Based on the program’s continued success and high interest, Millar and Craig Harley, associate director of Community Wellness at Princeton Health, went through an extensive training process with RAD Systems in 2021 to become instructor trainers for the Basic Physical Defense for Women course — so now they can teach others who wish to become instructors. Their first instructor class in February 2022 attracted enrollees from the Princeton Health staff, local law enforcement, and some attending from as far as Virginia, to learn how to help more women to protect themselves from the risk of violence.

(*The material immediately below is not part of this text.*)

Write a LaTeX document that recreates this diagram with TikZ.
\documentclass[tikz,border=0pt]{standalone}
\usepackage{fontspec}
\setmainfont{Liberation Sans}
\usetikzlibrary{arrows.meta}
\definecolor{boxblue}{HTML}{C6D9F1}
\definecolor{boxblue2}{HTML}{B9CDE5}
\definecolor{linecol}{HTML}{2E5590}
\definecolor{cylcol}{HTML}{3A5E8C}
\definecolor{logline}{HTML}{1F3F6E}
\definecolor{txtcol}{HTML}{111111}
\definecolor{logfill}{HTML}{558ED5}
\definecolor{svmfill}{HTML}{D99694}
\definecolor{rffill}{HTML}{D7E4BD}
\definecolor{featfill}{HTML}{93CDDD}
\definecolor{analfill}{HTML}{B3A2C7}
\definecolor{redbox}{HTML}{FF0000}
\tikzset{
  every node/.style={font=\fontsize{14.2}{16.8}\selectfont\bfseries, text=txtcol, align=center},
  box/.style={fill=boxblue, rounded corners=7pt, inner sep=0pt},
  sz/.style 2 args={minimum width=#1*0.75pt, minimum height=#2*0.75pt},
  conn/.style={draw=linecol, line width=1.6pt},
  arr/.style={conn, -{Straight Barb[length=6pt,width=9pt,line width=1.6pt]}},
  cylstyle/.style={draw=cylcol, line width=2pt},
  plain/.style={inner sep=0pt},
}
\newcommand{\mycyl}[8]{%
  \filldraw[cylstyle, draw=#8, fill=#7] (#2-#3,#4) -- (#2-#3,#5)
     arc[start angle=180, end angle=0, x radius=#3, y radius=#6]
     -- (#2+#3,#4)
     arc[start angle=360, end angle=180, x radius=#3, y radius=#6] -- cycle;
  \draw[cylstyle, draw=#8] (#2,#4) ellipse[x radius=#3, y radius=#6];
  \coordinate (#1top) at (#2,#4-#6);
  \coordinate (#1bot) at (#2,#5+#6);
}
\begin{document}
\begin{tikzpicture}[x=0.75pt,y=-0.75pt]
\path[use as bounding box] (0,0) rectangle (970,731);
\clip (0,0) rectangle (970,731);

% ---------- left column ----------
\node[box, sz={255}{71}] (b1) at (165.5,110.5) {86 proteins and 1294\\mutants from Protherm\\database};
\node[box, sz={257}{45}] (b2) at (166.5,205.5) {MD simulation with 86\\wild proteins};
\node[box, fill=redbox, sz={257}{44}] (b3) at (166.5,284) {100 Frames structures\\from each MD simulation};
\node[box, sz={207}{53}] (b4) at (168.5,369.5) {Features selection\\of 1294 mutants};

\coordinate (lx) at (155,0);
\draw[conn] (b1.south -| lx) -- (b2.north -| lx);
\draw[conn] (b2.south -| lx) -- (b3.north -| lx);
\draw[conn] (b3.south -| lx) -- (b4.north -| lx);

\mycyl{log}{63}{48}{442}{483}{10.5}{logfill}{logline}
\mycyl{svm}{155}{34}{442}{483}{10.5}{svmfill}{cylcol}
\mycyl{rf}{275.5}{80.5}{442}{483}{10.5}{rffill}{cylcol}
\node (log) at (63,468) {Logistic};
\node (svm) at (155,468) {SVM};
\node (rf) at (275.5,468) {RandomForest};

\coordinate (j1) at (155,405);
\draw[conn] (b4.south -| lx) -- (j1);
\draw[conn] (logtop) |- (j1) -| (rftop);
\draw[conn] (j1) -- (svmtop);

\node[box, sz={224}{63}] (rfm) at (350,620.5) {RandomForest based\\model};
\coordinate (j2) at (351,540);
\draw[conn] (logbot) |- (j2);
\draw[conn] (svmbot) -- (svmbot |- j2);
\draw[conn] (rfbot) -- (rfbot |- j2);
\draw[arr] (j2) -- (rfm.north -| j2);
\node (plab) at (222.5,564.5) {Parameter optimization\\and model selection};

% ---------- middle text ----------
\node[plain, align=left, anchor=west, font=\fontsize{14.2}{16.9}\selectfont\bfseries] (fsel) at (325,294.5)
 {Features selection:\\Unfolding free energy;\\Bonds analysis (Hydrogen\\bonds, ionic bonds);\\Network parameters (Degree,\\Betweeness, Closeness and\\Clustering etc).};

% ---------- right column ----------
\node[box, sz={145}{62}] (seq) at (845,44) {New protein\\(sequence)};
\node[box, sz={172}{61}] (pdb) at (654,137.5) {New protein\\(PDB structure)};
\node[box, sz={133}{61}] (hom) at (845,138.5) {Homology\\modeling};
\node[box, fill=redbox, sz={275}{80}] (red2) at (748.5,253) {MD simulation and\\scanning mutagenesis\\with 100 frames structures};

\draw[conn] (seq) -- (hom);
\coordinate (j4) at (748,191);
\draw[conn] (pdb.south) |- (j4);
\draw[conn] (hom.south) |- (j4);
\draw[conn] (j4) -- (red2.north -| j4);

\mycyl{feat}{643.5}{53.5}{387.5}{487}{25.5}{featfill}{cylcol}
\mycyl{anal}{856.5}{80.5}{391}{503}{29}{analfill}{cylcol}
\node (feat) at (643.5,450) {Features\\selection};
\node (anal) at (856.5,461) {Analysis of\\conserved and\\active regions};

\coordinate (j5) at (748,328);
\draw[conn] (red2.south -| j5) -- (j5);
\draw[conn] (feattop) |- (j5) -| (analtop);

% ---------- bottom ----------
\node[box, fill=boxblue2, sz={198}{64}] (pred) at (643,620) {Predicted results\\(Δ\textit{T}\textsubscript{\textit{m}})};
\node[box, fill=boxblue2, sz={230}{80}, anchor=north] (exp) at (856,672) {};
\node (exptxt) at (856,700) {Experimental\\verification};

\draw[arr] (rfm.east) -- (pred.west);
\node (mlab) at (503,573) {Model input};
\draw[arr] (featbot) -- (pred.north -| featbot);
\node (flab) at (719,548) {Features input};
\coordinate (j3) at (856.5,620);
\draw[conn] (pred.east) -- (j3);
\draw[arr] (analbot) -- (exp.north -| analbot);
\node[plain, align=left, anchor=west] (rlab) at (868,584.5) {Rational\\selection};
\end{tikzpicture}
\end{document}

Research shows self-defense classes for women can make a difference. Women who participated, according to studies in the journals Violence Against Women and the New England Journal of Medicine, were up to 50 percent less likely to be sexually assaulted a year after the class than women who didn’t take a class. They were also more confident in their ability to resist an assault.
For women like Tracy who have had brushes with potential or actual violence in the past, the classes can help them find empowerment and the strength to find additional supports to heal.
Millar recalls one recent incident: In the final session, participants are able to opt out of the simulated assault practice with their instructors if they prefer not to for any reason, and some do. This time, one young woman asked to speak with Millar afterward. “I wanted you to know the reason was that, a few weeks before this class started, I was raped,” Millar recalls the woman told her. “That’s why I’m here.”
The participant was able to connect with Princeton House Behavioral Health for ongoing professional support in the aftermath of her assault, with Millar’s help. But she also remarked on the impact she’d already felt from the self-defense program: “I have my power back.”
“By the end of the class, everybody had no problem using their voices,” Tracy says. “You walk out of there and feel like a warrior.”